Seeking government intervention to stabilise yarn and fibre prices, manmade fibre (MMF) textiles exporters said this had badly impacted exports which had declined sharply in the last two quarters.
Addressing a press conference here on Monday, Synthetic and Rayon Textiles Export Promotion Council Chairman V. K. Laida said the prices of polyester yarn had gone up by 40 per cent since October last.
The feedback from the industry confirms that the manufacturers were faced with acute non-availability of fibre and yarn, coupled with erratic and unreliable supplies, he added.
“This is making difficult for the exporters to plan their shipments and to adhere to the delivery schedules committed to overseas buyers,'' he said.
Unlike most other sectors of Indian industry and export segments, the MMF textile sector was resilient to the recent global financial crisis and even achieved positive growth until recently.

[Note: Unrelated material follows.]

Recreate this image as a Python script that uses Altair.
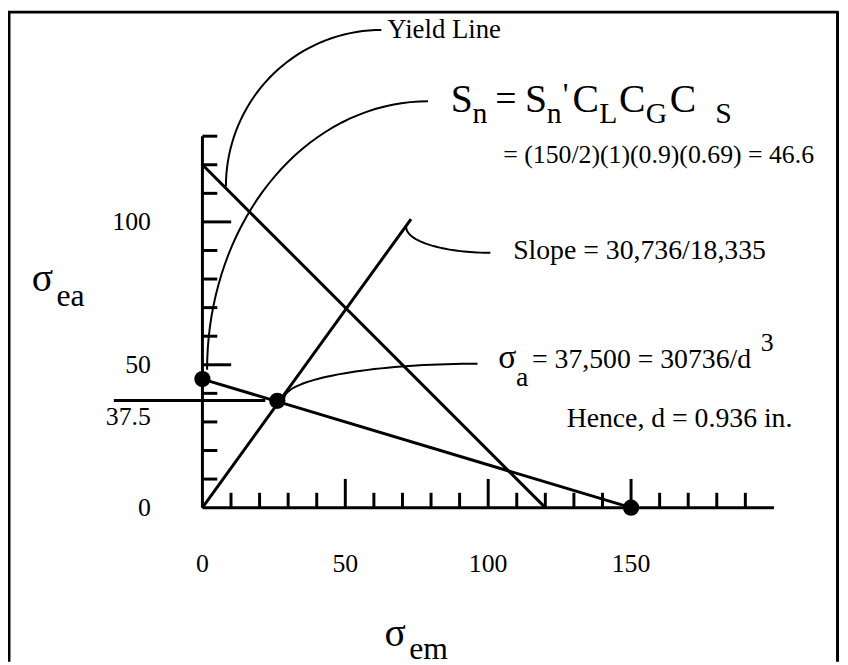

But now MMF textile exports were faced with the worst ever crisis due to a number of factors. Exports declined by one per cent to Rs.3,852 crore during April-June 2010-11 from Rs.3,898 crore in the corresponding period last year. It further worsened as exports dropped by around 20 per cent to Rs.3,464 crore in the second quarter of this fiscal as compared to Rs.4,910 crore during the same period of the last fiscal.